Some things are carrying on as normal: those special deliveries in maternity will continue, for example. But, in a bid to further reduce the number of people coming on to the hospital site, some services may be deferred, and others may be moved to alternative private hospital settings.
Children under the age of 12 will no longer be able to go to the RBH as visitors.
And to increase capacity to deal with Covid-19 patients, there are plans to increase intensive care beds to 56 and health managers are in talks with the independent sector to move urgent surgery to private hospitals.
Demand in A&E has seen a fall recently but more needs to be done to ease the pressure on staff and an ‘Ask A&E’ online helpline service is being explored.
More is also being done:
“We have introduced new visitor guidelines which were put in place from last night,” Steve says. “I understand how difficult this will be for the public, but we need to suspend visitors to the Royal Berkshire Hospital.
“There are only three exceptional circumstances where we’ll allow immediate family or carers. They are end of life care, a woman who is in labour can have a birthing partner, and the parent or responsible adult of a child in care.
“We have had to cut footfall in the hospital.”
This has an effect on the site itself: “It’s quite an odd environment,” Steve admits. “It’s quieter now.
“But this has released essential staff to get the training and updated skills for what they need to do.”
This includes training physiotherapists and chest physios to be ready to help patients with coronavirus with their recoveries.
While the normal day-to-day outpatients work has been curtailed, “the emergency teams and the intensive teams dealing with Covid-19 are very busy”.
Steve says that they are getting protective equipment, praising the distribution team who are now working “seven days a week, getting goods to departments and ensuring they are well stocked”.
Despite all the disruption to normal routines, Steve says that the teams are coping well.

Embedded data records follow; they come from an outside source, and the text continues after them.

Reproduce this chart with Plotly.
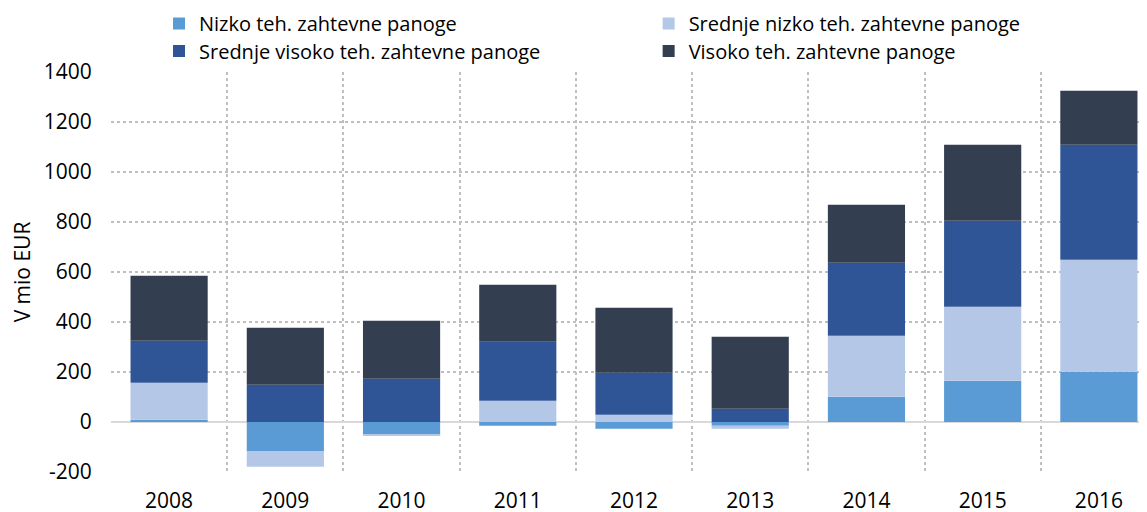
import plotly.graph_objects as go

years = ["2008", "2009", "2010", "2011", "2012", "2013", "2014", "2015", "2016"]
nizko = [9, -118, -51, -15, -27, -15, 101, 165, 201]
srednje_nizko = [148, -61, -4, 85, 29, -12, 244, 296, 448]
srednje_visoko = [168, 149, 173, 236, 168, 53, 292, 344, 460]
visoko = [260, 228, 232, 228, 260, 288, 232, 304, 216]

y_tickvals = [-200, 0, 200, 400, 600, 800, 1000, 1200, 1400]
y_ticktext = ["-200", "0", "200", "400", "600", "800", "1000", "1200", "1400"]

names = ["Nizko teh. zahtevne panoge", "Srednje nizko teh. zahtevne panoge",
         "Srednje visoko teh. zahtevne panoge", "Visoko teh. zahtevne panoge"]
colors = ["#5B9BD5", "#B4C7E7", "#2F5597", "#333F50"]
legends = ["legend", "legend2", "legend3", "legend4"]
series = [nizko, srednje_nizko, srednje_visoko, visoko]

FONT = "Open Sans, Lato, DejaVu Sans, sans-serif"

fig = go.Figure()
for name, vals, col, lg in zip(names, series, colors, legends):
    fig.add_trace(go.Bar(x=years, y=vals, name=name, marker=dict(color=col, line=dict(width=0)),
                         legend=lg, showlegend=True))

leg_common = dict(yref="container", xanchor="left", yanchor="middle", orientation="v",
                  font=dict(size=20), bgcolor="rgba(0,0,0,0)", itemwidth=30)
col1_x, col2_x = 0.0459, 0.514
row1_y, row2_y = 0.9697, 0.916

fig.update_layout(
    showlegend=True,
    barmode="relative",
    bargap=0.336,
    width=1153, height=512,
    margin=dict(l=103, r=4, t=64, b=48, autoexpand=False),
    plot_bgcolor="white", paper_bgcolor="white",
    font=dict(family=FONT, size=21, color="#000000"),
    legend=dict(x=col1_x, y=row1_y, **leg_common),
    legend2=dict(x=col2_x, y=row1_y, **leg_common),
    legend3=dict(x=col1_x, y=row2_y, **leg_common),
    legend4=dict(x=col2_x, y=row2_y, **leg_common),
    xaxis=dict(type="category", tickson="boundaries", showgrid=True, gridcolor="#BFBFBF",
               gridwidth=1.5, griddash="3px,3px", ticks="outside", ticklen=24,
               ticklabelstandoff=14,
               tickcolor="rgba(0,0,0,0)", showline=False, tickfont=dict(size=21)),
    yaxis=dict(range=[-200, 1400], tickvals=y_tickvals, ticktext=y_ticktext,
               showgrid=True, gridcolor="#BFBFBF", gridwidth=1.5, griddash="3px,3px",
               zeroline=True, zerolinecolor="#D9D9D9", zerolinewidth=2,
               ticks="outside", ticklen=14, tickcolor="rgba(0,0,0,0)",
               title=dict(text="V mio EUR", standoff=11, font=dict(size=21)),
               tickfont=dict(size=21), showline=False),
)

fig.write_html("out.html")
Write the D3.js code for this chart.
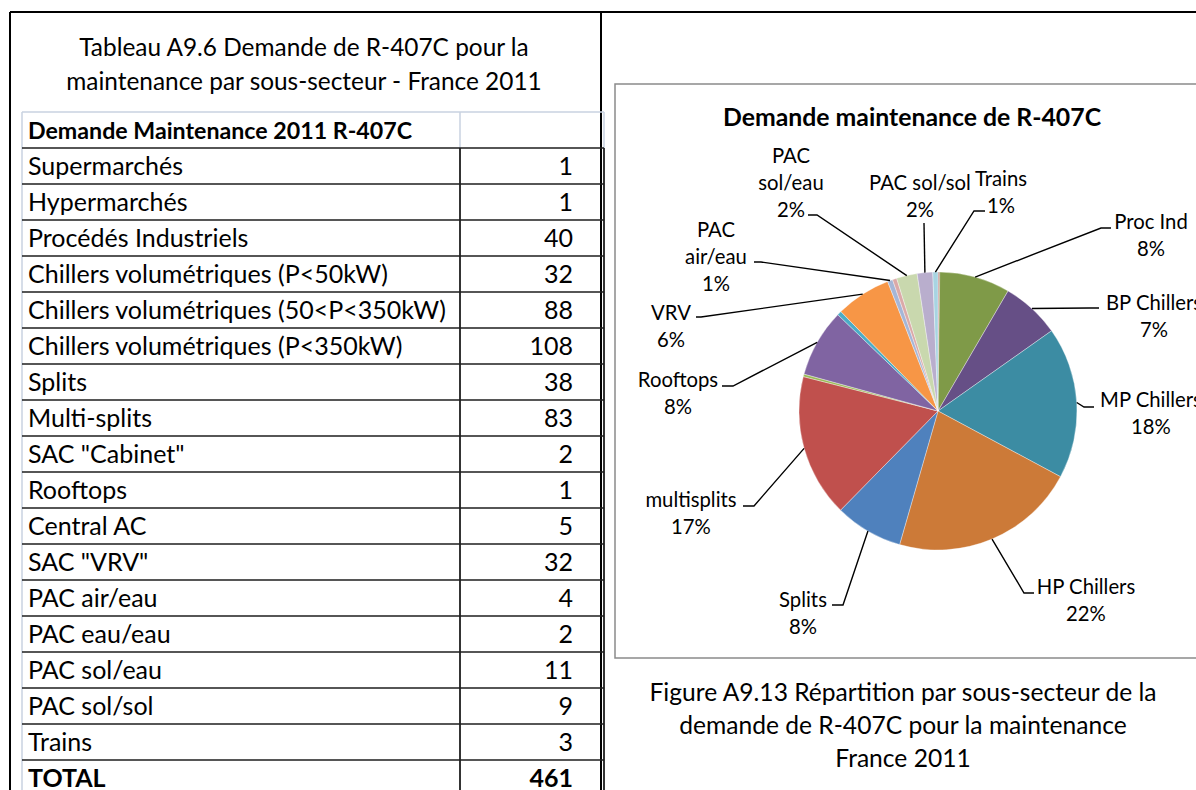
<!DOCTYPE html>
<html>
<head>
<meta charset="utf-8">
<script src="https://cdn.jsdelivr.net/npm/d3@7"></script>
<style>
  html, body { margin: 0; padding: 0; background: #fff; }
  svg { display: block; font-family: Lato, "Open Sans", sans-serif; }
</style>
</head>
<body>
<svg id="fig" width="1196" height="790"></svg>
<script>
// ---- Table: R-407C maintenance demand by sub-sector ----
const tableCaption = ["Tableau A9.6 Demande de R-407C pour la",
                      "maintenance par sous-secteur - France 2011"];
const tableHeader = "Demande Maintenance 2011 R-407C";
const tableRows = ["Supermarchés", "Hypermarchés", "Procédés Industriels",
  "Chillers volumétriques (P<50kW)", "Chillers volumétriques (50<P<350kW)",
  "Chillers volumétriques (P<350kW)", "Splits", "Multi-splits", "SAC \"Cabinet\"",
  "Rooftops", "Central AC", "SAC \"VRV\"", "PAC air/eau", "PAC eau/eau",
  "PAC sol/eau", "PAC sol/sol", "Trains"];
const tableValues = [1, 1, 40, 32, 88, 108, 38, 83, 2, 1, 5, 32, 4, 2, 11, 9, 3];
const totalLabel = "TOTAL";
const totalValue = 461;

// ---- Pie: share of maintenance demand ----
const chartTitle = "Demande maintenance de R-407C";
const pieNames = ["Supermarchés", "Hypermarchés", "Proc Ind", "BP Chillers",
  "MP Chillers", "HP Chillers", "Splits", "multisplits", "SAC Cabinet", "Rooftops",
  "Central AC", "VRV", "PAC air/eau", "PAC eau/eau", "PAC sol/eau", "PAC sol/sol", "Trains"];
const pieValues = [1, 1, 82, 68, 176, 216, 79, 166, 3, 79, 5, 64, 6, 5, 24, 18, 6];
// Label text per slice ("" = no label drawn)
const pieLabelText = ["", "", "Proc Ind", "BP Chillers", "MP Chillers", "HP Chillers",
  "Splits", "multisplits", "", "Rooftops", "", "VRV", "PAC\nair/eau", "",
  "PAC\nsol/eau", "PAC sol/sol", "Trains"];
const pieColors = ["#A3403D", "#8E3533", "#7F9A48", "#664F86", "#3C8CA3", "#CC7A38",
  "#4F81BD", "#C0504D", "#9BBB59", "#8064A2", "#4BACC6", "#F79646", "#A5B6D7",
  "#DBA9A8", "#C9D8AE", "#B9AECD", "#A8D4E2"];

const figureCaption = ["Figure A9.13 Répartition par sous-secteur de la",
  "demande de R-407C pour la maintenance", "France 2011"];

const svg = d3.select("#fig");

// ---- Outer frame ----
const frame = svg.append("g").attr("stroke", "#000").attr("stroke-width", 2);
frame.append("line").attr("x1", 10).attr("x2", 1196).attr("y1", 12).attr("y2", 12);
frame.append("line").attr("x1", 10).attr("x2", 10).attr("y1", 12).attr("y2", 790);
frame.append("line").attr("x1", 601).attr("x2", 601).attr("y1", 12).attr("y2", 790);

// ---- Table caption ----
svg.append("g").selectAll("text").data(tableCaption).join("text")
  .attr("x", 304).attr("y", (d, i) => 56 + i * 34)
  .attr("text-anchor", "middle").attr("font-size", 24.4).attr("fill", "#000")
  .text(d => d);

// ---- Table ----
const tLeft = 22, tMid = 460, tRight = 604;
const rowKeys = [tableHeader, ...tableRows, totalLabel];
const rowVals = [null, ...tableValues, totalValue];
const y = d3.scaleBand().domain(rowKeys).range([112, 112 + rowKeys.length * 36]).padding(0);

const table = svg.append("g");
// light gridlines of the header cells and left edge
table.append("line").attr("x1", tLeft).attr("x2", tRight).attr("y1", y(tableHeader)).attr("y2", y(tableHeader))
  .attr("stroke", "#C9D2E0").attr("stroke-width", 1.5);
table.append("line").attr("x1", tLeft).attr("x2", tLeft).attr("y1", y(tableHeader)).attr("y2", 790)
  .attr("stroke", "#C9D2E0").attr("stroke-width", 1.5);
table.append("line").attr("x1", tMid).attr("x2", tMid).attr("y1", y(tableHeader)).attr("y2", y(tableRows[0]))
  .attr("stroke", "#C9D2E0").attr("stroke-width", 1.5);
table.append("line").attr("x1", tRight).attr("x2", tRight).attr("y1", y(tableHeader)).attr("y2", y(tableRows[0]))
  .attr("stroke", "#C9D2E0").attr("stroke-width", 1.5);
// dark borders of the data cells
const dataKeys = [...tableRows, totalLabel];
table.append("g").selectAll("line").data(dataKeys).join("line")
  .attr("x1", tLeft).attr("x2", tRight)
  .attr("y1", d => y(d)).attr("y2", d => y(d))
  .attr("stroke", "#1e1e1e").attr("stroke-width", 1.6);
table.append("line").attr("x1", tMid).attr("x2", tMid).attr("y1", y(tableRows[0])).attr("y2", 790)
  .attr("stroke", "#1e1e1e").attr("stroke-width", 1.8);
table.append("line").attr("x1", tRight).attr("x2", tRight).attr("y1", y(tableRows[0])).attr("y2", 790)
  .attr("stroke", "#1e1e1e").attr("stroke-width", 1.8);

const boldRow = k => k === tableHeader || k === totalLabel;
const rowFs = 25;
table.append("g").selectAll("text").data(rowKeys).join("text")
  .attr("x", tLeft + 6).attr("y", d => y(d) + y.bandwidth() / 2 + 8.5)
  .attr("font-size", d => d === tableHeader ? 23.2 : rowFs)
  .attr("font-weight", d => boldRow(d) ? "bold" : "normal")
  .attr("fill", "#000").text(d => d);
table.append("g").selectAll("text").data(rowKeys.map((k, i) => [k, rowVals[i]]).filter(d => d[1] !== null)).join("text")
  .attr("x", 573).attr("y", d => y(d[0]) + y.bandwidth() / 2 + 8.5)
  .attr("text-anchor", "end").attr("font-size", rowFs)
  .attr("font-weight", d => boldRow(d[0]) ? "bold" : "normal")
  .attr("fill", "#000").text(d => d[1]);

// ---- Chart box ----
svg.append("rect").attr("x", 615).attr("y", 84).attr("width", 620).attr("height", 574)
  .attr("fill", "#fff").attr("stroke", "#8A8A8A").attr("stroke-width", 1.5);
svg.append("text").attr("x", 912).attr("y", 126).attr("text-anchor", "middle")
  .attr("font-size", 24.8).attr("font-weight", "bold").attr("fill", "#000").text(chartTitle);

// ---- Pie ----
const cx = 938, cy = 411, R = 139;
const pie = d3.pie().sort(null).value(d => d.v).startAngle(0).endAngle(2 * Math.PI);
const slices = pie(pieValues.map((v, i) => ({ v, i, name: pieNames[i] })));
const arc = d3.arc().innerRadius(0).outerRadius(R);
const edge = d3.arc().innerRadius(R).outerRadius(R);
const pieTotal = d3.sum(pieValues);
const pct = d3.format(".0%");

const gPie = svg.append("g").attr("transform", `translate(${cx},${cy})`);
gPie.selectAll("path").data(slices).join("path")
  .attr("d", arc).attr("fill", d => pieColors[d.data.i])
  .attr("stroke", "#ffffff").attr("stroke-width", 0.5).attr("stroke-opacity", 0.7);

// Label placement for each labelled slice: first-line centre, leader elbow and end
const labelLayout = {
  2:  { x: 1151, y: 222, elbow: [1101, 228], end: [1111, 228] },
  3:  { x: 1154, y: 303, elbow: [1089, 308], end: [1099, 308] },
  4:  { x: 1151, y: 400, elbow: [1084, 407], end: [1094, 407] },
  5:  { x: 1086, y: 587, elbow: [1024, 593], end: [1034, 593] },
  6:  { x: 803,  y: 600, elbow: [843, 605],  end: [832, 605] },
  7:  { x: 691,  y: 500, elbow: [754, 506],  end: [743, 506] },
  9:  { x: 678,  y: 380, elbow: [733, 386],  end: [722, 386] },
  11: { x: 671,  y: 313, elbow: [701, 317],  end: [696, 317] },
  12: { x: 716,  y: 230, elbow: [761, 262],  end: [754, 262] },
  14: { x: 791,  y: 156, elbow: [817, 215],  end: [808, 215] },
  15: { x: 920,  y: 183, elbow: [924, 223],  end: [924, 223] },
  16: { x: 1001, y: 179, elbow: [974, 211],  end: [985, 211] }
};
const labelled = slices.filter(d => pieLabelText[d.data.i] !== "");
const gLab = svg.append("g");
gLab.selectAll("path").data(labelled).join("path")
  .attr("fill", "none").attr("stroke", "#000").attr("stroke-width", 1.4)
  .attr("d", d => {
    const L = labelLayout[d.data.i];
    const p = edge.centroid(d);
    return d3.line()([[cx + p[0], cy + p[1]], L.elbow, L.end]);
  });
const labelFs = 20.3, lineGap = 27;
gLab.selectAll("text").data(labelled).join("text")
  .attr("text-anchor", "middle").attr("font-size", labelFs).attr("fill", "#000")
  .each(function (d) {
    const L = labelLayout[d.data.i];
    const lines = [...pieLabelText[d.data.i].split("\n"), pct(d.data.v / pieTotal)];
    d3.select(this).selectAll("tspan").data(lines).join("tspan")
      .attr("x", L.x).attr("y", (t, k) => L.y + k * lineGap + 7).text(t => t);
  });

// ---- Figure caption ----
svg.append("g").selectAll("text").data(figureCaption).join("text")
  .attr("x", 903).attr("y", (d, i) => 701 + i * 33)
  .attr("text-anchor", "middle").attr("font-size", 24.6).attr("fill", "#000")
  .text(d => d);
</script>
</body>
</html>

“Our team is absolutely outstanding,” he says. “They might be individually anxious and, at times, fearful. They’re coming to work, being put into this environment and then going home and seeing what’s on the news and social media.
“They are balancing professionalism with having anxiety for themselves.
“We are trying to rustle up as much support as we can.”
There have been concerns in recent days over the availability of respirators, needed for those Covid-19 victims who are struggling with breathing. But Steve thinks the hospital is as ready as it can be – there are 39 critical care spaces available.
“We’ve got a very clear plan for available ventilation machines,” he says. “We’re working with national teams to get the equipment we need beyond that; we have some more we can call on.
“In the short term, we have sufficient machines.”
Dealing with Covid-19 is, Steve says, “a marathon, not a sprint”. Indeed, projections suggest that the virus may come back again towards the end of the year.
“We have to maintain the energy to see us through over the months,” he says. “I have a responsibility to make sure that 5,500 staff and volunteers at the Royal Berkshire Hospital can sustain it. I feel that responsibility every day.”
And he also appreciates the efforts that the national teams in government and the NHS have been going through.
“I know the national teams at all levels are working flat out to do the right thing,” he says. “We are feeding back in areas where we have concerns, and our ideas, and we’ve seen them responding to that.”
But right now, Steve wants every reader to follow government guidance to stay at home to save lives – something more important than a clap for carers.
“I can’t stress the fact that we will see the pandemic peak in the UK in the middle of April,” he warns. “The length of that peak and how long that continues is directly related to the public.
“The more they practise social distancing, the faster we can come down from that peak.
“The one thing they can do is comply with these restrictions.”